Réserver un bateau pour la journée est souvent un bon plan pour faire une pause à proximité de l’hôtel et en profiter avec une excellente perspective. Une variante tonique consiste à l’approcher en jet-ski. D’autres préfèrent un survol en hélicoptère.
Séjourner au Burj Al Arab
Au-delà du projet pharaonique et des défis technologiques, le Burj Al Arab, c’est avant tout une résidence de luxe. Un service spécial de taxis permet aux voyageurs qui débarquent à l’aéroport de Dubaï de se rendre directement à l’hôtel en Rolls-Royce. Il est également possible de se poser sur le toit grâce à un héliport.
Si vous préférez la liberté qu’apporte un véhicule de location, un valet prend votre voiture en charge, gratuitement, à votre arrivée.
Manger au Burj Al Arab
Parmi les nombreux restaurants du gratte-ciel, l’Al Muntaha est un des plus célèbres. Situé à 200 mètres au-dessus de la mer, sur les plateformes suspendues en haut de la tour, le restaurant panoramique français et italien vous offre une vue imprenable sur le golfe persique.
Le Skyview, lui aussi placé dans les plateformes suspendues du 27e étage, est un bar lounge qui vous propose de boire un verre en surplombant Dubaï. Bien que la consommation minimum soit de 200 AED (50 euros), le bar est connu pour être un bon plan pour entrer dans l’hôtel, admirer la décoration et profiter de la vue panoramique à moindre coût.
L’Al Mahara est un autre restaurant d’exception du Burj Al Arab.
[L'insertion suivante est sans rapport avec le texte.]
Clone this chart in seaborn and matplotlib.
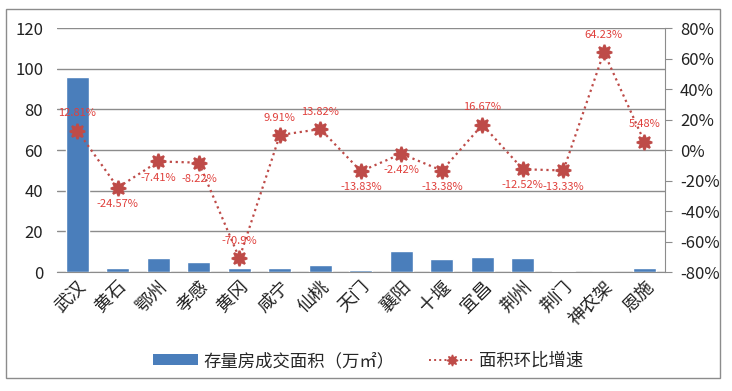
import matplotlib
matplotlib.use('Agg')
import matplotlib.pyplot as plt
import numpy as np
import pandas as pd
import seaborn as sns
from matplotlib.lines import Line2D
from matplotlib.patches import Patch, Rectangle

# Data
cities = ['武汉', '黄石', '鄂州', '孝感', '黄冈', '咸宁', '仙桃', '天门',
          '襄阳', '十堰', '宜昌', '荆州', '荆门', '神农架', '恩施']
area = [96, 2, 7, 5, 2, 2, 3.5, 1.2, 10.5, 6.5, 7.5, 7, 0.7, 0, 2]
growth = [12.81, -24.57, -7.41, -8.22, -70.9, 9.91, 13.82, -13.83,
          -2.42, -13.38, 16.67, -12.52, -13.33, 64.23, 5.48]
growth_labels = ['12.81%', '-24.57%', '-7.41%', '-8.22%', '-70.9%', '9.91%',
                 '13.82%', '-13.83%', '-2.42%', '-13.38%', '16.67%',
                 '-12.52%', '-13.33%', '64.23%', '5.48%']
left_ticks = [0, 20, 40, 60, 80, 100, 120]
right_ticks = [-80, -60, -40, -20, 0, 20, 40, 60, 80]

bar_color = '#4A7EBB'
line_color = '#BE4B48'
text_red = '#E0403C'

sns.set_style('white')
plt.rcParams['font.family'] = ['Noto Sans CJK SC', 'DejaVu Sans']
plt.rcParams['axes.unicode_minus'] = False

df = pd.DataFrame({'city': cities, 'area': area, 'growth': growth})
df['pos'] = np.arange(len(cities))

fig = plt.figure(figsize=(7.32, 3.91), dpi=100)
ax = fig.add_axes([0.078, 0.304, 0.830, 0.624])

# outer frame around whole chart
fig.patches.append(Rectangle((6 / 732, 1 - 378 / 391), 714 / 732, 369 / 391,
                             transform=fig.transFigure, fill=False,
                             edgecolor='#8C8C8C', linewidth=1.0))

sns.barplot(data=df, x='pos', y='area', color=bar_color, width=0.57,
            saturation=1, ax=ax, zorder=2)
ax.set_ylim(0, 120)
ax.set_yticks(left_ticks)
ax.set_xlim(-0.5, len(cities) - 0.5)
ax.set_xticks(df['pos'])
ax.set_xticklabels(cities, rotation=45, ha='right', rotation_mode='anchor',
                   fontsize=13, color='#222222')
ax.tick_params(axis='y', labelsize=12, colors='#222222', length=0, pad=10)
ax.tick_params(axis='x', length=0, pad=4)
ax.yaxis.grid(True, color='#8C8C8C', linewidth=1.0)
ax.set_axisbelow(True)
for s in ['left', 'top', 'right']:
    ax.spines[s].set_visible(False)
ax.spines['bottom'].set_color('#8C8C8C')
ax.set_xlabel('')
ax.set_ylabel('')

ax2 = ax.twinx()
sns.lineplot(data=df, x='pos', y='growth', ax=ax2, color=line_color,
             linestyle=':', linewidth=1.6, marker=(8, 1, 0), markersize=11,
             markeredgewidth=1.5,
             markeredgecolor=line_color, markerfacecolor=line_color)
ax2.set_ylim(-80, 80)
ax2.set_yticks(right_ticks)
ax2.set_yticklabels([f'{t}%' for t in right_ticks])
ax2.tick_params(axis='y', labelsize=12, colors='#222222', length=5,
                color='#8C8C8C', pad=6)
for s in ['left', 'top', 'bottom']:
    ax2.spines[s].set_visible(False)
ax2.spines['right'].set_color('#8C8C8C')
ax2.set_xlabel('')
ax2.set_ylabel('')

# data labels
for i, (v, lab) in enumerate(zip(growth, growth_labels)):
    if v >= 0 or lab == '-70.9%':
        ax2.annotate(lab, (i, v), xytext=(0, 9), textcoords='offset points',
                     ha='center', va='bottom', fontsize=8, color=text_red)
    else:
        ax2.annotate(lab, (i, v), xytext=(0, -8), textcoords='offset points',
                     ha='center', va='top', fontsize=8, color=text_red)

handles = [Patch(facecolor=bar_color, edgecolor='none'),
           Line2D([0], [0], color=line_color, linestyle=':', linewidth=1.4,
                  marker=(8, 1, 0), markersize=8)]
fig.legend(handles, ['存量房成交面积（万㎡）', '面积环比增速'],
           loc='center', bbox_to_anchor=(0.503, 1 - 361 / 391), ncol=2,
           frameon=False, fontsize=12.5, handlelength=2.6, handleheight=0.6,
           handletextpad=0.3, columnspacing=2)

fig.savefig('out.png', dpi=100)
Pourtant situé au premier étage de l’hôtel, l’établissement vous accueille « sous la mer ». Après avoir pris l’ascenseur puis circulé dans un tunnel décoré de coquillages, vous arrivez dans la salle principale digne d’un sous-marin. L’aquarium démesuré et les poissons qui siègent en son centre ont un effet hypnotique sur les clients.
Dormir au Burj Al Arab
La légende veut que le Burj Al Arab soit un hôtel 7 étoiles quand les critères internationaux ne permettent d’en obtenir que 5. L’anecdote met mal à l’aise la direction qui regrette que la notation officielle soit ainsi contestée. C’est une journaliste qui a un jour écrit que le Burj Al Arab était au-dessus de tous les meilleurs hôtels de luxe et le qualifia de « 7 étoiles ».
La tour possède 202 suites spacieuses. Les surfaces s’étendent de 170 m² à 780 m² pour des prix allant de 2 000 à 25 000 euros pour le plus luxueux appartement.
Un majordome vous accueille à l’entrée de la suite royale et vous ouvre la porte. Des tapisseries indiennes faites main, du mobilier couvert d’or, un paravent japonais du 19e siècle qui change de couleur en fonction de l’heure, un jacuzzi. Rien n’est commun. Le lit égyptien est couvert de 17 coussins et les oreillers sont en plumes d’eider. Outre les deux chambres et la salle de bain, l’ensemble comprend une salle à manger pour 16 personnes, un bureau, une salle de jeu et une salle de cinéma.
Si vous souhaitez réserver, vous pouvez le faire ici.
Un monument à visiter
Le Burj Al Arab est devenu le symbole de Dubaï. Plus qu’un emblème, il a ouvert la voie à une série de projets pharaoniques. En prenant ses fondations sur le premier îlot artificiel de Dubaï, il a inspiré les Palm Islands et The World. Ses prouesses techniques ont permis d’imaginer la plus haute tour du monde, le Burj Khalifa. Le Burj Al Arab a été dessiné en mémoire des pêcheurs qui ont construit Dubaï, il symbolise aussi la capacité d’innovation de l’émirat.